# YOUR GOAL:
The listing below must be repeated word for word, with its images excluded.

==== GIVEN INFORMATION ====

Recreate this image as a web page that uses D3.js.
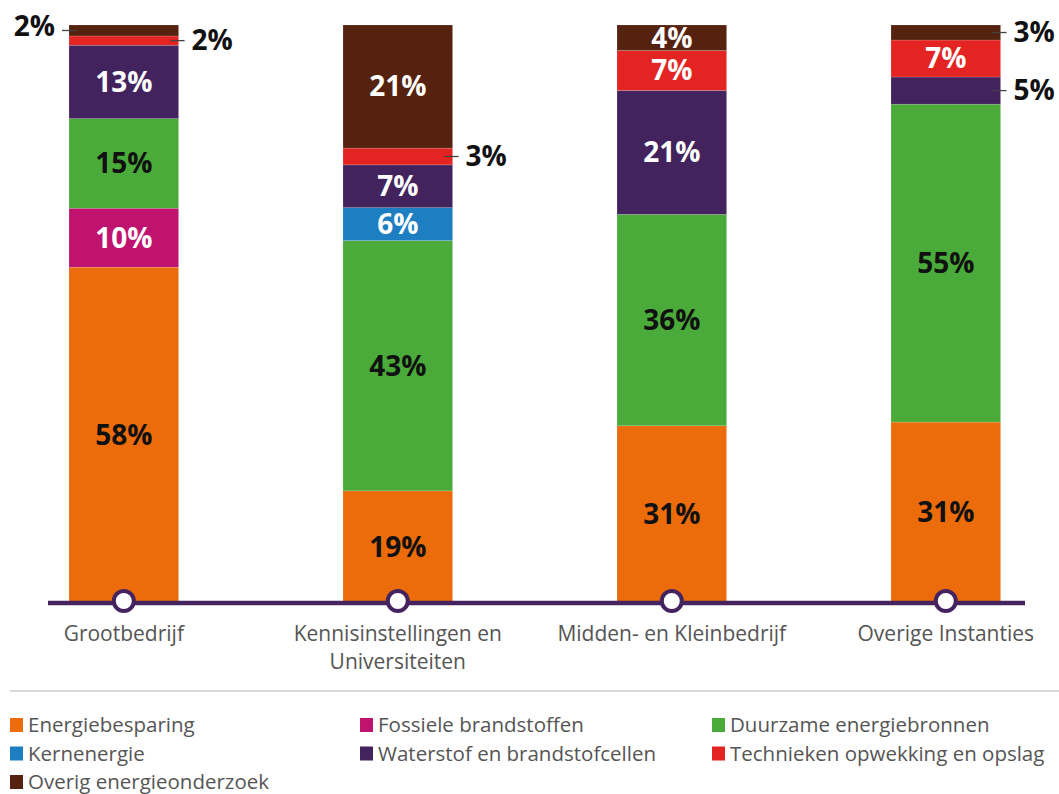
<!DOCTYPE html>
<html><head><meta charset="utf-8">
<script src="https://cdn.jsdelivr.net/npm/d3@7"></script>
<style>body{margin:0;background:#fff}svg{display:block}</style>
</head><body>
<svg id="chart" width="1059" height="794"></svg>
<script>
const categories = ["Grootbedrijf", "Kennisinstellingen en Universiteiten", "Midden- en Kleinbedrijf", "Overige Instanties"];
const categoryLines = [["Grootbedrijf"], ["Kennisinstellingen en", "Universiteiten"], ["Midden- en Kleinbedrijf"], ["Overige Instanties"]];
const seriesNames = ["Energiebesparing", "Fossiele brandstoffen", "Duurzame energiebronnen", "Kernenergie", "Waterstof en brandstofcellen", "Technieken opwekking en opslag", "Overig energieonderzoek"];
const energiebesparing = [58.1, 19.4, 30.6, 31.3];
const fossiele = [10.2, 0, 0, 0];
const duurzame = [15.5, 43.3, 36.5, 55.0];
const kernenergie = [0, 5.7, 0, 0];
const waterstof = [12.7, 7.4, 21.4, 4.7];
const technieken = [1.6, 2.9, 6.9, 6.4];
const overig = [1.9, 21.3, 4.4, 2.6];
const valueLabels = [
  ["58%", "10%", "15%", "", "13%", "2%", "2%"],
  ["19%", "", "43%", "6%", "7%", "3%", "21%"],
  ["31%", "", "36%", "", "21%", "7%", "4%"],
  ["31%", "", "55%", "", "5%", "7%", "3%"]
];
// labels drawn outside the bar: [categoryIndex, seriesIndex, side]
const outsideLabels = [[0, 6, "left"], [0, 5, "right"], [1, 5, "right"], [3, 6, "right"], [3, 4, "right"]];

const colors = ["#ec6c0c", "#c0136f", "#4aab3a", "#1d7ec2", "#43235e", "#e32422", "#55220f"];
const darkText = [true, false, true, false, false, false, false];

const seriesValues = [energiebesparing, fossiele, duurzame, kernenergie, waterstof, technieken, overig];
const rows = categories.map((c, i) => {
  const r = {cat: c, idx: i};
  seriesNames.forEach((s, j) => r[s] = seriesValues[j][i]);
  return r;
});

const svg = d3.select("#chart");
const x = d3.scaleBand().domain(categories).range([-13.2, 1082.8]).paddingInner(0.6).paddingOuter(0.3);
const y = d3.scaleLinear().domain([0, 1]).range([603, 25]);
const stack = d3.stack().keys(seriesNames).offset(d3.stackOffsetExpand);
const stacked = stack(rows);

const font = "'Open Sans', sans-serif";
const lblSize = 28;

const g = svg.append("g");
stacked.forEach((layer, j) => {
  g.selectAll(null).data(layer).enter().append("rect")
    .attr("x", d => x(d.data.cat))
    .attr("width", x.bandwidth())
    .attr("y", d => y(d[1]))
    .attr("height", d => Math.max(0, y(d[0]) - y(d[1])))
    .attr("fill", colors[j])
    .attr("stroke", "rgba(255,255,255,0.25)")
    .attr("stroke-width", 0.6);
});

const isOutside = (ci, sj) => outsideLabels.find(o => o[0] === ci && o[1] === sj);

stacked.forEach((layer, j) => {
  layer.forEach((d, i) => {
    const txt = valueLabels[i][j];
    if (!txt) return;
    const cy = (y(d[0]) + y(d[1])) / 2;
    const o = isOutside(i, j);
    if (o) {
      const left = x(d.data.cat), right = left + x.bandwidth();
      if (o[2] === "right") {
        g.append("line").attr("x1", right - 8).attr("x2", right + 6).attr("y1", cy).attr("y2", cy)
          .attr("stroke", "#444").attr("stroke-width", 1.3);
        g.append("text").attr("x", right + 13).attr("y", cy).attr("dy", "0.35em")
          .attr("font-family", font).attr("font-weight", 700).attr("font-size", lblSize)
          .attr("fill", "#111").text(txt);
      } else {
        g.append("line").attr("x1", left - 7).attr("x2", left + 8).attr("y1", cy).attr("y2", cy)
          .attr("stroke", "#444").attr("stroke-width", 1.3);
        g.append("text").attr("x", left - 14).attr("y", cy - 4).attr("dy", "0.35em")
          .attr("text-anchor", "end")
          .attr("font-family", font).attr("font-weight", 700).attr("font-size", lblSize)
          .attr("fill", "#111").text(txt);
      }
    } else {
      g.append("text").attr("x", x(d.data.cat) + x.bandwidth() / 2).attr("y", cy).attr("dy", "0.35em")
        .attr("text-anchor", "middle")
        .attr("font-family", font).attr("font-weight", 700).attr("font-size", lblSize)
        .attr("fill", darkText[j] ? "#111" : "#fff").text(txt);
    }
  });
});

svg.append("line").attr("x1", 48).attr("x2", 1025).attr("y1", 603).attr("y2", 603)
  .attr("stroke", "#45235f").attr("stroke-width", 4.5);
categories.forEach((c, i) => {
  const cx = x(c) + x.bandwidth() / 2;
  svg.append("circle").attr("cx", cx).attr("cy", 601).attr("r", 10)
    .attr("fill", "#fff").attr("stroke", "#45235f").attr("stroke-width", 4);
  categoryLines[i].forEach((ln, k) => {
    svg.append("text").attr("x", cx).attr("y", 641 + k * 28).attr("text-anchor", "middle")
      .attr("font-family", font).attr("font-size", 21).attr("fill", "#555").text(ln);
  });
});

svg.append("line").attr("x1", 10).attr("x2", 1059).attr("y1", 691).attr("y2", 691)
  .attr("stroke", "#d9d9d9").attr("stroke-width", 2);

const legCols = [10, 360, 712];
seriesNames.forEach((s, j) => {
  const col = j % 3, row = Math.floor(j / 3);
  const lx = legCols[col], ly = 725 + row * 28.5;
  svg.append("rect").attr("x", lx).attr("y", ly - 7).attr("width", 13).attr("height", 14).attr("fill", colors[j]);
  svg.append("text").attr("x", lx + 18).attr("y", ly).attr("dy", "0.35em")
    .attr("font-family", font).attr("font-size", 20.5).attr("fill", "#555").text(s);
});
</script>
</body></html>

====

# ANSWER IN FULL:
Recreate this image as a web page that uses D3.js.
<!DOCTYPE html>
<html><head><meta charset="utf-8">
<script src="https://cdn.jsdelivr.net/npm/d3@7"></script>
<style>body{margin:0;background:#fff}svg{display:block}</style>
</head><body>
<svg id="chart" width="1059" height="794"></svg>
<script>
const categories = ["Grootbedrijf", "Kennisinstellingen en Universiteiten", "Midden- en Kleinbedrijf", "Overige Instanties"];
const categoryLines = [["Grootbedrijf"], ["Kennisinstellingen en", "Universiteiten"], ["Midden- en Kleinbedrijf"], ["Overige Instanties"]];
const seriesNames = ["Energiebesparing", "Fossiele brandstoffen", "Duurzame energiebronnen", "Kernenergie", "Waterstof en brandstofcellen", "Technieken opwekking en opslag", "Overig energieonderzoek"];
const energiebesparing = [58.1, 19.4, 30.6, 31.3];
const fossiele = [10.2, 0, 0, 0];
const duurzame = [15.5, 43.3, 36.5, 55.0];
const kernenergie = [0, 5.7, 0, 0];
const waterstof = [12.7, 7.4, 21.4, 4.7];
const technieken = [1.6, 2.9, 6.9, 6.4];
const overig = [1.9, 21.3, 4.4, 2.6];
const valueLabels = [
  ["58%", "10%", "15%", "", "13%", "2%", "2%"],
  ["19%", "", "43%", "6%", "7%", "3%", "21%"],
  ["31%", "", "36%", "", "21%", "7%", "4%"],
  ["31%", "", "55%", "", "5%", "7%", "3%"]
];
// labels drawn outside the bar: [categoryIndex, seriesIndex, side]
const outsideLabels = [[0, 6, "left"], [0, 5, "right"], [1, 5, "right"], [3, 6, "right"], [3, 4, "right"]];

const colors = ["#ec6c0c", "#c0136f", "#4aab3a", "#1d7ec2", "#43235e", "#e32422", "#55220f"];
const darkText = [true, false, true, false, false, false, false];

const seriesValues = [energiebesparing, fossiele, duurzame, kernenergie, waterstof, technieken, overig];
const rows = categories.map((c, i) => {
  const r = {cat: c, idx: i};
  seriesNames.forEach((s, j) => r[s] = seriesValues[j][i]);
  return r;
});

const svg = d3.select("#chart");
const x = d3.scaleBand().domain(categories).range([-13.2, 1082.8]).paddingInner(0.6).paddingOuter(0.3);
const y = d3.scaleLinear().domain([0, 1]).range([603, 25]);
const stack = d3.stack().keys(seriesNames).offset(d3.stackOffsetExpand);
const stacked = stack(rows);

const font = "'Open Sans', sans-serif";
const lblSize = 28;

const g = svg.append("g");
stacked.forEach((layer, j) => {
  g.selectAll(null).data(layer).enter().append("rect")
    .attr("x", d => x(d.data.cat))
    .attr("width", x.bandwidth())
    .attr("y", d => y(d[1]))
    .attr("height", d => Math.max(0, y(d[0]) - y(d[1])))
    .attr("fill", colors[j])
    .attr("stroke", "rgba(255,255,255,0.25)")
    .attr("stroke-width", 0.6);
});

const isOutside = (ci, sj) => outsideLabels.find(o => o[0] === ci && o[1] === sj);

stacked.forEach((layer, j) => {
  layer.forEach((d, i) => {
    const txt = valueLabels[i][j];
    if (!txt) return;
    const cy = (y(d[0]) + y(d[1])) / 2;
    const o = isOutside(i, j);
    if (o) {
      const left = x(d.data.cat), right = left + x.bandwidth();
      if (o[2] === "right") {
        g.append("line").attr("x1", right - 8).attr("x2", right + 6).attr("y1", cy).attr("y2", cy)
          .attr("stroke", "#444").attr("stroke-width", 1.3);
        g.append("text").attr("x", right + 13).attr("y", cy).attr("dy", "0.35em")
          .attr("font-family", font).attr("font-weight", 700).attr("font-size", lblSize)
          .attr("fill", "#111").text(txt);
      } else {
        g.append("line").attr("x1", left - 7).attr("x2", left + 8).attr("y1", cy).attr("y2", cy)
          .attr("stroke", "#444").attr("stroke-width", 1.3);
        g.append("text").attr("x", left - 14).attr("y", cy - 4).attr("dy", "0.35em")
          .attr("text-anchor", "end")
          .attr("font-family", font).attr("font-weight", 700).attr("font-size", lblSize)
          .attr("fill", "#111").text(txt);
      }
    } else {
      g.append("text").attr("x", x(d.data.cat) + x.bandwidth() / 2).attr("y", cy).attr("dy", "0.35em")
        .attr("text-anchor", "middle")
        .attr("font-family", font).attr("font-weight", 700).attr("font-size", lblSize)
        .attr("fill", darkText[j] ? "#111" : "#fff").text(txt);
    }
  });
});

svg.append("line").attr("x1", 48).attr("x2", 1025).attr("y1", 603).attr("y2", 603)
  .attr("stroke", "#45235f").attr("stroke-width", 4.5);
categories.forEach((c, i) => {
  const cx = x(c) + x.bandwidth() / 2;
  svg.append("circle").attr("cx", cx).attr("cy", 601).attr("r", 10)
    .attr("fill", "#fff").attr("stroke", "#45235f").attr("stroke-width", 4);
  categoryLines[i].forEach((ln, k) => {
    svg.append("text").attr("x", cx).attr("y", 641 + k * 28).attr("text-anchor", "middle")
      .attr("font-family", font).attr("font-size", 21).attr("fill", "#555").text(ln);
  });
});

svg.append("line").attr("x1", 10).attr("x2", 1059).attr("y1", 691).attr("y2", 691)
  .attr("stroke", "#d9d9d9").attr("stroke-width", 2);

const legCols = [10, 360, 712];
seriesNames.forEach((s, j) => {
  const col = j % 3, row = Math.floor(j / 3);
  const lx = legCols[col], ly = 725 + row * 28.5;
  svg.append("rect").attr("x", lx).attr("y", ly - 7).attr("width", 13).attr("height", 14).attr("fill", colors[j]);
  svg.append("text").attr("x", lx + 18).attr("y", ly).attr("dy", "0.35em")
    .attr("font-family", font).attr("font-size", 20.5).attr("fill", "#555").text(s);
});
</script>
</body></html>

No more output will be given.